La fondation du christianisme
A l'origine du christianisme, le personnage de Jésus nous est connu essentiellement par quatre textes différents, de cinquante à cent pages chacun, tenus pour valides par les Eglises chrétiennes (on les qualifie de « canoniques »). Ces textes sont intitulés « Evangiles » (en grec eu-angélion : « bonne nouvelle »), car ils contiennent à la fois l'enseignement religieux de Jésus (considéré comme pouvant mener au salut éternel si on en respecte les termes), et le récit de l'évènement central qui fonde le christianisme : la résurrection de Jésus (« ...et si le Christ n'a pas été relevé, votre foi est vaine, et vous êtes encore dans vos péchés... » - Première Epître aux Corinthiens, XV, 17). La résurrection de Jésus est double bénéfice pour les chrétiens : elle rachète tous les péchés du monde par la souffrance du crucifié, et elle est promesse d'une vie éternelle « à la fin des temps » pour ceux qui seront sauvés.
Matthieu, ancien percepteur, est le seul des Apôtres de Jésus qui eût pris des notes par écrit. Comme Jésus parlait l'araméen, ces notes (aujourd'hui disparues) étaient en araméen, et Matthieu, vers l'an 45, les traduisit en grec (langue de diffusion culturelle de toute la Méditerranée Orientale), en les insérant dans un récit de la vie de Jésus. On considère que la rédaction finale du texte peut être située entre 60 et 85. Il semble que l'Evangile de Marc soit antérieur à celui de Matthieu, et que ce dernier en ait abondamment utilisé la matière, sans respecter l'ordre des narrations.
L'Evangile de Matthieu reflète le point de vue des « judéo-chrétiens » antiques : Jésus n'a rien supprimé de la Loi juive, et lui a seulement donné son sens véritable. En montrant que Jésus est « Fils de Dieu », il insère Jésus dans la tradition juive, en cherchant à faire reconnaître en lui le « Messie » attendu par les Juifs, qui viendra juger et sauver les Elus à la fin des temps. La généalogie de Jésus cherche à établir la filiation du Christ par rapport à la lignée royale d'Israël.
Le langage simple et direct du texte donne l'occasion de retrouver nombre de passages maintes fois exploités par la théologie, les arts plastiques et la musique : le baptême de Jésus par Jean-Baptiste, Jésus tenté au désert par le Diable, Jésus recrutant des pêcheurs de la « mer de Galilée ». Liste des Apôtres au chapitre X. Attitude négative des Pharisiens, partisans d'une piété formaliste et ostentatoire.
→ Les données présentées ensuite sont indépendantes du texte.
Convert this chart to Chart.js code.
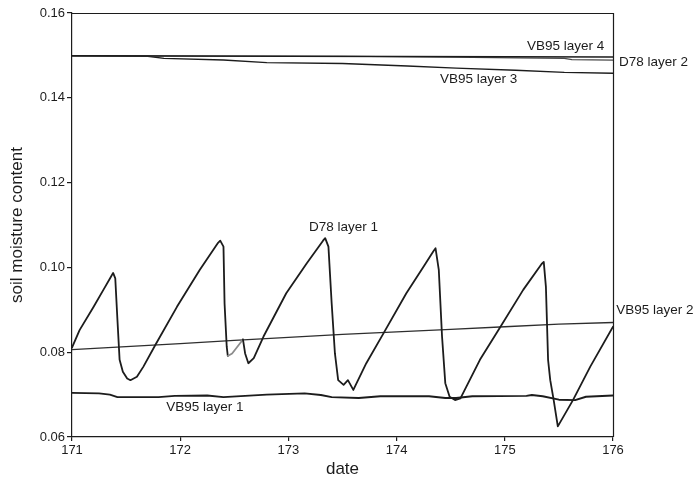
<!DOCTYPE html>
<html>
<head>
<meta charset="utf-8">
<title>soil moisture content</title>
<script src="https://cdn.jsdelivr.net/npm/chart.js@4/dist/chart.umd.min.js"></script>
<style>
  html, body { margin: 0; padding: 0; background: #ffffff; }
  #wrap { width: 697px; height: 483px; }
</style>
</head>
<body>
<div id="wrap"><canvas id="chart" width="697" height="483"></canvas></div>
<script>
// ---- axis ticks ----
const xTicks = [171, 172, 173, 174, 175, 176];
const xTickLabels = ['171', '172', '173', '174', '175', '176'];
const yTicks = [0.06, 0.08, 0.10, 0.12, 0.14, 0.16];
const yTickLabels = ['0.06', '0.08', '0.10', '0.12', '0.14', '0.16'];

// ---- D78 layer 1 (daily wetting / drying cycle) ----
const d78Layer1Day = [171.0, 171.07, 171.2, 171.29, 171.36, 171.38, 171.40, 171.42, 171.44, 171.47, 171.51, 171.54,
  171.6, 171.66, 171.77, 171.97, 172.18, 172.35, 172.37, 172.40, 172.41, 172.43, 172.44,
  172.48, 172.58, 172.60, 172.63, 172.68, 172.77, 172.98, 173.17, 173.32, 173.34, 173.37,
  173.40, 173.43, 173.46, 173.51, 173.55, 173.60, 173.72, 173.88, 174.09, 174.25,
  174.34, 174.36, 174.39, 174.42, 174.45, 174.49, 174.54, 174.59, 174.77, 174.96, 175.17,
  175.34, 175.36, 175.38, 175.40, 175.42, 175.45, 175.49, 175.63, 175.79, 176.0];
const d78Layer1 = [0.0811, 0.0852, 0.0907, 0.0947, 0.0978, 0.0987, 0.0974, 0.0876, 0.0782, 0.0754, 0.0738, 0.0734,
  0.0742, 0.0766, 0.0817, 0.0907, 0.0994, 0.1058, 0.1063, 0.1049, 0.0915, 0.0813, 0.0791,
  0.0797, 0.0830, 0.0797, 0.0774, 0.0786, 0.0837, 0.0939, 0.1010, 0.1063, 0.1069, 0.1049,
  0.0915, 0.0797, 0.0734, 0.0723, 0.0734, 0.0711, 0.0774, 0.0845, 0.0939, 0.1002,
  0.1038, 0.1045, 0.0994, 0.0837, 0.0727, 0.0695, 0.0687, 0.0691, 0.0782, 0.0860, 0.0947,
  0.1008, 0.1013, 0.0954, 0.0782, 0.0734, 0.0690, 0.0625, 0.0687, 0.0766, 0.0860];

// ---- D78 layer 2 ----
const d78Layer2Day = [171, 176];
const d78Layer2 = [0.1499, 0.1496];

// ---- VB95 layers ----
const vb95Layer1Day = [171.0, 171.25, 171.35, 171.42, 171.8, 171.95, 172.25, 172.4, 172.6, 172.8,
  173.15, 173.3, 173.4, 173.65, 173.85, 174.3, 174.45, 174.55, 174.7, 175.2,
  175.25, 175.35, 175.5, 175.65, 175.75, 176.0];
const vb95Layer1 = [0.0704, 0.0703, 0.0700, 0.0694, 0.0694, 0.0697, 0.0698, 0.0694, 0.0697, 0.0700,
  0.0703, 0.0699, 0.0694, 0.0692, 0.0696, 0.0696, 0.0692, 0.0692, 0.0696, 0.0697,
  0.0699, 0.0696, 0.0688, 0.0687, 0.0695, 0.0698];

const vb95Layer2Day = [171, 171.5, 172, 172.5, 173, 173.5, 174, 174.5, 175, 175.5, 176];
const vb95Layer2 = [0.0806, 0.0813, 0.0820, 0.0828, 0.0835, 0.0842, 0.0848, 0.0854, 0.0860, 0.0866, 0.0870];

const vb95Layer3Day = [171, 171.7, 171.85, 172.4, 172.8, 173.5, 174.1, 174.55, 175.1, 175.55, 176];
const vb95Layer3 = [0.1499, 0.1498, 0.1493, 0.1489, 0.1483, 0.1481, 0.1475, 0.1470, 0.1465, 0.1460, 0.1458];

const vb95Layer4Day = [171, 173.5, 174.5, 175.1, 175.55, 175.62, 176];
const vb95Layer4 = [0.1499, 0.1498, 0.1496, 0.1494, 0.1493, 0.1490, 0.1489];

// ---- series names written next to the curves (anchor in data units) ----
const seriesNames = ['VB95 layer 4', 'D78 layer 2', 'VB95 layer 3', 'D78 layer 1', 'VB95 layer 2', 'VB95 layer 1'];
const nameAtDay = [175.205, 176.055, 174.40, 173.19, 176.03, 171.87];
const nameAtValue = [0.1522, 0.1484, 0.1444, 0.1095, 0.0900, 0.0671];

const FONT = '"Liberation Sans", Arial, Helvetica, sans-serif';
const INK = '#1c1c1c';

function pairs(days, vals) {
  return days.map((d, i) => ({ x: d, y: vals[i] }));
}

// short stretch of the D78 layer 1 curve drawn in a lighter pen
const LIGHT_FROM = 172.435, LIGHT_TO = 172.585;

const frameAndNames = {
  id: 'frameAndNames',
  afterDraw(chart) {
    const { ctx, chartArea: a, scales } = chart;
    ctx.save();
    ctx.strokeStyle = INK;
    ctx.lineWidth = 1.2;
    ctx.beginPath();
    ctx.moveTo(a.left, a.top + 0.5);
    ctx.lineTo(a.right + 0.5, a.top + 0.5);
    ctx.lineTo(a.right + 0.5, a.bottom);
    ctx.stroke();

    ctx.fillStyle = INK;
    ctx.font = '13.5px ' + FONT;
    ctx.textAlign = 'left';
    ctx.textBaseline = 'middle';
    seriesNames.forEach((t, i) => {
      ctx.fillText(t, scales.x.getPixelForValue(nameAtDay[i]), scales.y.getPixelForValue(nameAtValue[i]));
    });
    ctx.restore();
  }
};

new Chart(document.getElementById('chart'), {
  type: 'line',
  data: {
    datasets: [
      {
        label: 'D78 layer 1',
        data: pairs(d78Layer1Day, d78Layer1),
        borderColor: INK,
        borderWidth: 1.8,
        tension: 0,
        segment: {
          borderColor: c => (c.p0.parsed.x >= LIGHT_FROM && c.p1.parsed.x <= LIGHT_TO) ? '#8c8c8c' : INK
        }
      },
      {
        label: 'VB95 layer 2',
        data: pairs(vb95Layer2Day, vb95Layer2),
        borderColor: '#2e2e2e',
        borderWidth: 1.3
      },
      {
        label: 'VB95 layer 1',
        data: pairs(vb95Layer1Day, vb95Layer1),
        borderColor: INK,
        borderWidth: 1.9,
        tension: 0
      },
      {
        label: 'D78 layer 2',
        data: pairs(d78Layer2Day, d78Layer2),
        borderColor: INK,
        borderWidth: 1.5
      },
      {
        label: 'VB95 layer 4',
        data: pairs(vb95Layer4Day, vb95Layer4),
        borderColor: '#4a4a4a',
        borderWidth: 1.2
      },
      {
        label: 'VB95 layer 3',
        data: pairs(vb95Layer3Day, vb95Layer3),
        borderColor: INK,
        borderWidth: 1.4
      }
    ]
  },
  options: {
    responsive: false,
    animation: false,
    devicePixelRatio: 1,
    parsing: true,
    elements: { point: { radius: 0, hoverRadius: 0 }, line: { borderCapStyle: 'round', borderJoinStyle: 'round' } },
    layout: { padding: { left: 0, right: 84, top: 13, bottom: 0 } },
    plugins: { legend: { display: false }, tooltip: { enabled: false } },
    events: [],
    scales: {
      x: {
        type: 'linear',
        min: 171,
        max: 176,
        afterBuildTicks: s => { s.ticks = xTicks.map(v => ({ value: v })); },
        afterFit: s => { s.height = 46; },
        border: { display: true, color: INK, width: 1.2 },
        grid: { display: true, drawOnChartArea: false, drawTicks: true, tickLength: 4, color: INK, lineWidth: 1.2 },
        ticks: {
          color: INK,
          padding: 2,
          maxRotation: 0,
          font: { family: FONT, size: 13 },
          callback: (v, i) => xTickLabels[i]
        },
        title: {
          display: true,
          text: 'date',
          color: INK,
          font: { family: FONT, size: 17 },
          padding: { top: 0, bottom: 3 }
        }
      },
      y: {
        type: 'linear',
        min: 0.06,
        max: 0.16,
        afterBuildTicks: s => { s.ticks = yTicks.map(v => ({ value: v })); },
        afterFit: s => { s.width = 72; },
        border: { display: true, color: INK, width: 1.2 },
        grid: { display: true, drawOnChartArea: false, drawTicks: true, tickLength: 5, color: INK, lineWidth: 1.2 },
        ticks: {
          color: INK,
          padding: 2,
          font: { family: FONT, size: 13 },
          callback: (v, i) => yTickLabels[i]
        },
        title: {
          display: true,
          text: 'soil moisture content',
          color: INK,
          font: { family: FONT, size: 17 },
          padding: { top: 7, bottom: 0 }
        }
      }
    }
  },
  plugins: [frameAndNames]
});
</script>
</body>
</html>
Parabole du Semeur (chapitre XIII). Multiplication des pains et marche sur l'eau (chapitre XIV). Désignation de Pierre comme chef de l'Eglise (ecclésia = « assemblée »), chapitre XVI. Transfiguration de Jésus (chapitre XVII). Parabole des Enfants (chapitre XVIII). Règles de conduite du chrétien (chapitre XIX). Les ouvriers de la onzième heure (chapitre XX). Entrée à Jérusalem et scandale des marchands du Temple (chapitre XXI). Le denier dû à César (chapitre XXII). Annonce du Jour de Colère (chapitre XXIV). Parabole des Vierges Sages et des Vierges Folles, parabole des Talents (chapitre XXV). Passion de Jésus, reniement de Pierre, trahison de Judas, procès de Jésus, Passion et résurrection à partir du chapitre XXVI.
L'annonce sublime des « Béatitudes » est un des plus beaux passages du Nouveau Testament. Le message de Jésus contient, entre autres, la nécessité de redresser les cœurs et le désir, au lieu de s'en tenir hypocritement à un accomplissement formellement irréprochable des rites, mais qui laisse subsister la haine, le calcul, le Mal dans l'Homme. Il faut donc aimer aussi ses ennemis. Le texte de la prière la plus connue du christianisme, le « Notre Père », se trouve au chapitre VI.
La confiance christique en Dieu, avec son esprit d'abandon un peu naïf en la Providence, qui s'est retrouvée chez les hippies, est évoquée dans le même chapitre.
Plusieurs miracles de Jésus sont racontés : guérison d'un lépreux, d'un paralytique, du fils du centurion, démons chassés du corps de possédés (belle référence pour les récits d'exorcismes).
Un des textes fondateurs du christianisme et de la civilisation occidentale.